··· Recorded information

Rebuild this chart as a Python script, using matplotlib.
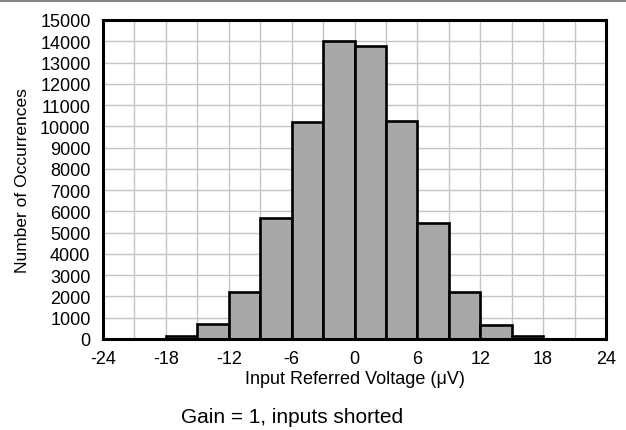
import matplotlib
matplotlib.use("Agg")
import matplotlib.pyplot as plt
from matplotlib.lines import Line2D

bin_edges = [-24, -21, -18, -15, -12, -9, -6, -3, 0, 3, 6, 9, 12, 15, 18, 21, 24]
counts = [0, 20, 120, 690, 2230, 5700, 10210, 13990, 13800, 10270, 5450, 2200, 650, 120, 10, 0]
xticks = [-24, -18, -12, -6, 0, 6, 12, 18, 24]
yticks = list(range(0, 15001, 1000))

plt.rcParams['font.family'] = ['Liberation Sans', 'DejaVu Sans']

fig = plt.figure(figsize=(6.26, 4.31), dpi=100)
ax = fig.add_axes([103/626, 1 - 340/431, (606-103)/626, (340-21)/431])

lefts = bin_edges[:-1]
widths = [b - a for a, b in zip(bin_edges[:-1], bin_edges[1:])]
ax.bar(lefts, counts, width=widths, align='edge', color='#a8a8a8',
       edgecolor='black', linewidth=1.9, zorder=3)

ax.set_xlim(-24, 24)
ax.set_ylim(0, 15000)
ax.set_xticks(list(range(-24, 25, 3)))
ax.set_xticklabels([str(v) if v in xticks else '' for v in range(-24, 25, 3)])
ax.set_yticks(yticks)
ax.set_yticklabels([str(v) for v in yticks])
ax.grid(True, color='#c4c4c4', linewidth=1.0, zorder=0)
ax.tick_params(length=0, labelsize=13, pad=9)
ax.tick_params(axis='x', pad=8)
for s in ax.spines.values():
    s.set_linewidth(2.2)
    s.set_zorder(4)

ax.set_xlabel('Input Referred Voltage (\u03bcV)', fontsize=13, labelpad=2)
ax.set_ylabel('Number of Occurrences', fontsize=12.5, labelpad=7)

fig.text(292/626, 1 - 418/431, 'Gain = 1, inputs shorted', fontsize=15,
         ha='center', va='center')
fig.add_artist(Line2D([0, 1], [1 - 2/431, 1 - 2/431], transform=fig.transFigure,
                      color='#888888', linewidth=1.5))

fig.savefig('out.png', dpi=100)
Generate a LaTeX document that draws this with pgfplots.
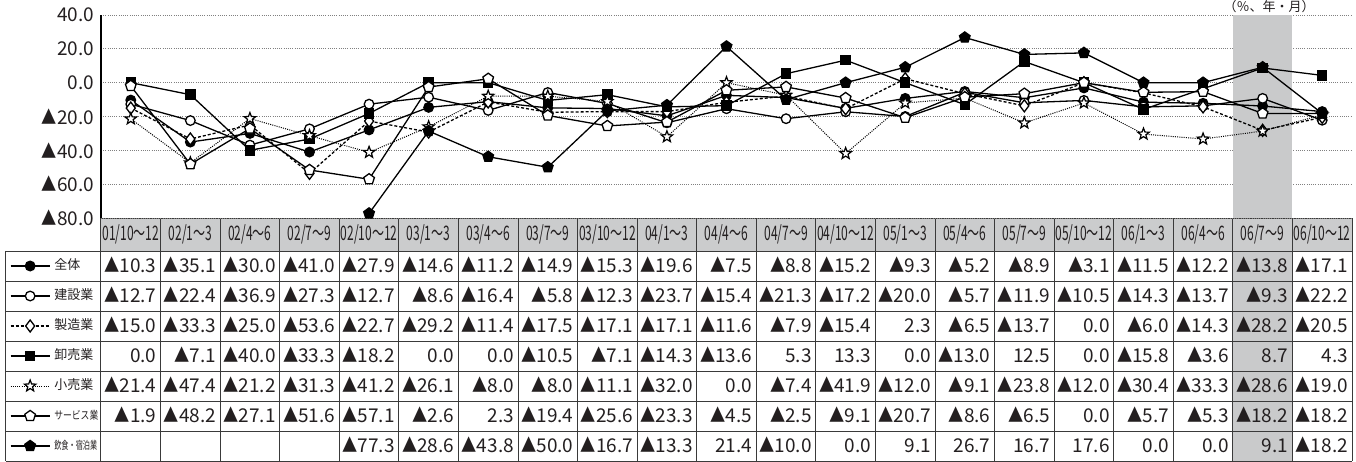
\documentclass[border=0pt]{standalone}
\usepackage{fontspec}
\setmainfont{Noto Sans CJK JP}
\usepackage{graphicx}
\usepackage{pgfplots}
\usepackage{pgfplotstable}
\pgfplotsset{compat=1.18}
\usetikzlibrary{plotmarks}

\definecolor{txt}{HTML}{231F20}
\definecolor{band}{HTML}{C9CACB}
\definecolor{hdr}{HTML}{CBCCCD}
\definecolor{rule}{HTML}{3A3A3A}

\newcommand\tri{\scalebox{0.8}[1]{▲}}
\newcommand\numfont{\fontsize{9.5}{10}\selectfont}
\newcommand\cellfmt[1]{%
  \pgfmathtruncatemacro\isneg{(#1<0)}%
  \pgfmathsetmacro\absv{abs(#1)}%
  \ifnum\isneg=1 \tri\fi
  \pgfmathprintnumber[fixed,fixed zerofill,precision=1,assume math mode=true]{\absv}}

% open five-point star
\pgfdeclareplotmark{ostar}{%
  \pgfpathmoveto{\pgfpointpolar{90}{\pgfplotmarksize}}%
  \pgfpathlineto{\pgfpointpolar{126}{0.42*\pgfplotmarksize}}%
  \pgfpathlineto{\pgfpointpolar{162}{\pgfplotmarksize}}%
  \pgfpathlineto{\pgfpointpolar{198}{0.42*\pgfplotmarksize}}%
  \pgfpathlineto{\pgfpointpolar{234}{\pgfplotmarksize}}%
  \pgfpathlineto{\pgfpointpolar{270}{0.42*\pgfplotmarksize}}%
  \pgfpathlineto{\pgfpointpolar{306}{\pgfplotmarksize}}%
  \pgfpathlineto{\pgfpointpolar{342}{0.42*\pgfplotmarksize}}%
  \pgfpathlineto{\pgfpointpolar{18}{\pgfplotmarksize}}%
  \pgfpathlineto{\pgfpointpolar{54}{0.42*\pgfplotmarksize}}%
  \pgfpathclose
  \pgfusepathqfillstroke
}

\pgfplotstableread{
x  all   cons  mfg   whol  ret   serv  food
0  -10.3 -12.7 -15.0  0.0  -21.4 -1.9  nan
1  -35.1 -22.4 -33.3 -7.1  -47.4 -48.2 nan
2  -30.0 -36.9 -25.0 -40.0 -21.2 -27.1 nan
3  -41.0 -27.3 -53.6 -33.3 -31.3 -51.6 nan
4  -27.9 -12.7 -22.7 -18.2 -41.2 -57.1 -77.3
5  -14.6 -8.6  -29.2  0.0  -26.1 -2.6  -28.6
6  -11.2 -16.4 -11.4  0.0  -8.0   2.3  -43.8
7  -14.9 -5.8  -17.5 -10.5 -8.0  -19.4 -50.0
8  -15.3 -12.3 -17.1 -7.1  -11.1 -25.6 -16.7
9  -19.6 -23.7 -17.1 -14.3 -32.0 -23.3 -13.3
10 -7.5  -15.4 -11.6 -13.6  0.0  -4.5   21.4
11 -8.8  -21.3 -7.9   5.3  -7.4  -2.5  -10.0
12 -15.2 -17.2 -15.4  13.3 -41.9 -9.1   0.0
13 -9.3  -20.0  2.3   0.0  -12.0 -20.7  9.1
14 -5.2  -5.7  -6.5  -13.0 -9.1  -8.6   26.7
15 -8.9  -11.9 -13.7  12.5 -23.8 -6.5   16.7
16 -3.1  -10.5  0.0   0.0  -12.0  0.0   17.6
17 -11.5 -14.3 -6.0  -15.8 -30.4 -5.7   0.0
18 -12.2 -13.7 -14.3 -3.6  -33.3 -5.3   0.0
19 -13.8 -9.3  -28.2  8.7  -28.6 -18.2  9.1
20 -17.1 -22.2 -20.5  4.3  -19.0 -18.2 -18.2
}\data

\begin{document}
\begin{tikzpicture}
\def\cw{29.7857}
% table under the chart (pt units, axis box starts at origin)
\begin{scope}[x=1pt, y=1pt, line width=0.5pt]
  \fill[hdr] (0,0) rectangle (625.5,-16.5);
  \fill[band] ({19*\cw},-16.5) rectangle ({20*\cw},-121.5);
  \draw[rule] (0,0) -- (625.5,0);
  \foreach \k in {0,...,7} \draw[rule] (-47.5,{-16.5-15*\k}) -- (625.5,{-16.5-15*\k});
  \foreach \k in {0,...,21} \draw[rule] ({\k*\cw},0) -- ({\k*\cw},-121.5);
  \draw[rule] (-47.5,-16.5) -- (-47.5,-121.5);
  \foreach \col [count=\r from 0] in {all,cons,mfg,whol,ret,serv,food}{%
    \foreach \i in {0,...,20}{%
      \pgfplotstablegetelem{\i}{\col}\of\data
      \edef\v{\pgfplotsretval}%
      \ifnum\strcmp{\v}{nan}=0\relax\else
        \node[anchor=base east, inner sep=0pt, font=\numfont, text=txt]
          at ({(\i+1)*\cw-1.8},{-27.2-15*\r}) {\cellfmt{\v}};
      \fi
    }%
  }
  \node[anchor=base east, inner sep=0pt, font=\fontsize{6.5}{7}\selectfont, text=txt]
    at (607,103) {（％、年・月）};
\end{scope}

\begin{axis}[
  name=ax, at={(0,0)}, anchor=south west,
  scale only axis, width=625.5pt, height=101.5pt,
  xmin=-0.5, xmax=20.5, ymin=-80, ymax=40,
  clip=false,
  separate axis lines,
  axis x line*=bottom, axis y line*=left,
  x axis line style={draw=none},
  y axis line style={draw=black, line width=0.8pt},
  major tick length=0pt,
  xtick={0,...,20},
  xticklabels={01/10〜12,02/1〜3,02/4〜6,02/7〜9,02/10〜12,03/1〜3,03/4〜6,03/7〜9,03/10〜12,04/1〜3,04/4〜6,04/7〜9,04/10〜12,05/1〜3,05/4〜6,05/7〜9,05/10〜12,06/1〜3,06/4〜6,06/7〜9,06/10〜12},
  xticklabel style={font=\fontsize{10}{10}\selectfont, xscale=0.6, anchor=center, yshift=-8.25pt, text=txt},
  ytick={-80,-60,-40,-20,0,20,40},
  yticklabels={\tri80.0,\tri60.0,\tri40.0,\tri20.0,0.0,20.0,40.0},
  yticklabel style={font=\fontsize{9.5}{10}\selectfont, text=txt},
  /pgf/number format/assume math mode=true,
  ymajorgrids,
  major grid style={line width=0.5pt, gray, dash pattern=on 0.5pt off 0.6pt},
  legend image code/.code={\draw[mark repeat=2,mark phase=2] plot coordinates {(0pt,0pt)(9.75pt,0pt)(19.5pt,0pt)};},
  legend style={at={(-0.07274,-0.16256)}, anchor=north west, draw=none, fill=none,
    inner sep=0pt, outer sep=0pt, row sep=0pt,
    font=\fontsize{6.5}{7}\selectfont, text=txt,
    nodes={inner xsep=2pt, inner ysep=0pt, minimum height=15pt}},
  legend cell align=left,
]
\addplot[draw=none, fill=band, forget plot] coordinates {(18.5,-80) (19.5,-80) (19.5,40) (18.5,40)} -- cycle;

\addplot[black, line width=0.65pt, mark=*, mark size=2.4pt, mark options={solid, fill=black}] table[x=x, y=all] {\data};
\addplot[black, line width=0.65pt, mark=*, mark size=2.4pt, mark options={solid, fill=white}] table[x=x, y=cons] {\data};
\addplot[black, line width=0.65pt, dash pattern=on 1.5pt off 1pt, mark=diamond*, mark size=3pt, mark options={solid, fill=white}] table[x=x, y=mfg] {\data};
\addplot[black, line width=0.65pt, mark=square*, mark size=2.3pt, mark options={solid, fill=black}] table[x=x, y=whol] {\data};
\addplot[black, line width=0.5pt, dash pattern=on 0.5pt off 0.6pt, mark=ostar, mark size=3pt, mark options={solid, fill=white, line width=0.6pt}] table[x=x, y=ret] {\data};
\addplot[black, line width=0.65pt, mark=pentagon*, mark size=2.8pt, mark options={solid, fill=white}] table[x=x, y=serv] {\data};
\addplot[black, line width=0.65pt, mark=pentagon*, mark size=2.8pt, mark options={solid, fill=black}] table[x=x, y=food] {\data};
\legend{全体,建設業,製造業,卸売業,小売業,{\fontsize{5.5}{6}\selectfont\scalebox{0.8}[1]{サービス業}},{\fontsize{5.5}{6}\selectfont\scalebox{0.65}[1]{飲食・宿泊業}}}
\end{axis}
\pgfresetboundingbox
\path[use as bounding box] (-50.5pt,-121.5pt) rectangle (627.5pt,109pt);
\end{tikzpicture}
\end{document}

······

*To do*
Only the lines from the start of the records through the line containing "from matplotlib.lines import Line2D" should be repeated, word for word, with the pictures left out.

*Solution to the exercise*
Rebuild this chart as a Python script, using matplotlib.
import matplotlib
matplotlib.use("Agg")
import matplotlib.pyplot as plt
from matplotlib.lines import Line2D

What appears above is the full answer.